"""

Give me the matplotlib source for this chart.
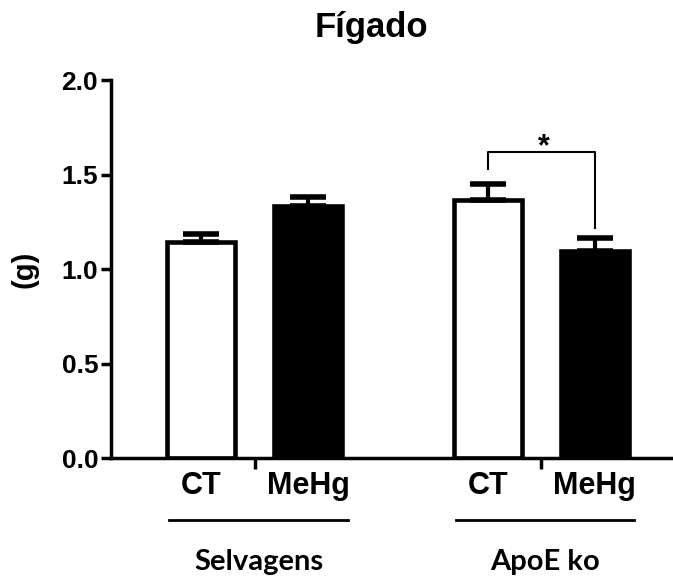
import matplotlib
matplotlib.use("Agg")
import matplotlib.pyplot as plt
import numpy as np

plt.rcParams["font.family"] = ["Liberation Sans", "DejaVu Sans"]
plt.rcParams["font.weight"] = "bold"

groups = ["Selvagens", "ApoE ko"]
treatments = ["CT", "MeHg", "CT", "MeHg"]
means = [1.143, 1.333, 1.365, 1.098]
sem = [0.044, 0.047, 0.086, 0.067]
fills = ["white", "black", "white", "black"]

# significance bracket between CT and MeHg of ApoE ko
sig_pair = (2, 3)
sig_top = 1.617
sig_feet = (1.531, 1.22)
sig_text = "*"

x = np.array([0, 1, 2.68, 3.68])
group_ticks = [(x[0] + x[1]) / 2, (x[2] + x[3]) / 2]

fig = plt.figure(figsize=(6.73, 5.76), dpi=100)
ax = fig.add_axes([111 / 673, 1 - 458.3 / 576, 1 - 111 / 673, (458.3 - 80) / 576])

ax.errorbar(x, means, yerr=[np.zeros(len(x)), sem], fmt="none", ecolor="black",
            elinewidth=3, capsize=13.3, capthick=4, zorder=3)
ax.bar(x, means, width=0.635, color=fills, edgecolor="black", linewidth=3.3, zorder=2)

# bracket + star
i, j = sig_pair
ax.plot([x[i], x[i], x[j], x[j]], [sig_feet[0], sig_top, sig_top, sig_feet[1]],
        color="black", lw=1.5, clip_on=False)
ax.text((x[i] + x[j]) / 2 + 0.02, 1.60, sig_text, ha="center", va="baseline",
        fontsize=22, fontweight="bold")

ax.set_xlim(-0.843, 4.41)
ax.set_ylim(0, 2.0)
for s in ["top", "right"]:
    ax.spines[s].set_visible(False)
for s in ["left", "bottom"]:
    ax.spines[s].set_linewidth(2.5)

ax.set_yticks([0, 0.5, 1.0, 1.5, 2.0])
ax.set_yticklabels([f"{v:.1f}" for v in [0, 0.5, 1.0, 1.5, 2.0]])
ax.tick_params(axis="y", length=7.2, width=2.5, pad=2, labelsize=19)

ax.set_xticks(x)
ax.set_xticklabels(treatments)
ax.set_xticks(group_ticks, minor=True)
ax.tick_params(axis="x", which="major", length=0, pad=9, labelsize=22)
ax.tick_params(axis="x", which="minor", length=8, width=2.5, direction="out")

# group lines and names under the tick labels
for g, name in enumerate(groups):
    x0 = x[2 * g] - 0.30
    x1 = x[2 * g + 1] + 0.37
    ax.plot([x0, x1], [-0.326, -0.326], color="black", lw=2, clip_on=False)
    ax.text((x0 + x1) / 2, -0.59, name, ha="center", va="baseline",
            fontsize=21, fontweight="bold", family="Lato")

fig.text(371 / 673, 1 - 37 / 576, "Fígado", ha="center", va="baseline",
         fontsize=25, fontweight="bold")
fig.text(25 / 673, 1 - 269 / 576, "(g)", rotation=90, ha="center", va="center",
         fontsize=21, fontweight="bold")

fig.savefig("out.png", dpi=100)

"""

## What is being asked
Reproduce the material above from its first line through the line containing "ax = fig.add_axes([111", both ends included, and skip every picture.

## Solution to this problem
Give me the matplotlib source for this chart.
import matplotlib
matplotlib.use("Agg")
import matplotlib.pyplot as plt
import numpy as np

plt.rcParams["font.family"] = ["Liberation Sans", "DejaVu Sans"]
plt.rcParams["font.weight"] = "bold"

groups = ["Selvagens", "ApoE ko"]
treatments = ["CT", "MeHg", "CT", "MeHg"]
means = [1.143, 1.333, 1.365, 1.098]
sem = [0.044, 0.047, 0.086, 0.067]
fills = ["white", "black", "white", "black"]

# significance bracket between CT and MeHg of ApoE ko
sig_pair = (2, 3)
sig_top = 1.617
sig_feet = (1.531, 1.22)
sig_text = "*"

x = np.array([0, 1, 2.68, 3.68])
group_ticks = [(x[0] + x[1]) / 2, (x[2] + x[3]) / 2]

fig = plt.figure(figsize=(6.73, 5.76), dpi=100)
ax = fig.add_axes([111 / 673, 1 - 458.3 / 576, 1 - 111 / 673, (458.3 - 80) / 576])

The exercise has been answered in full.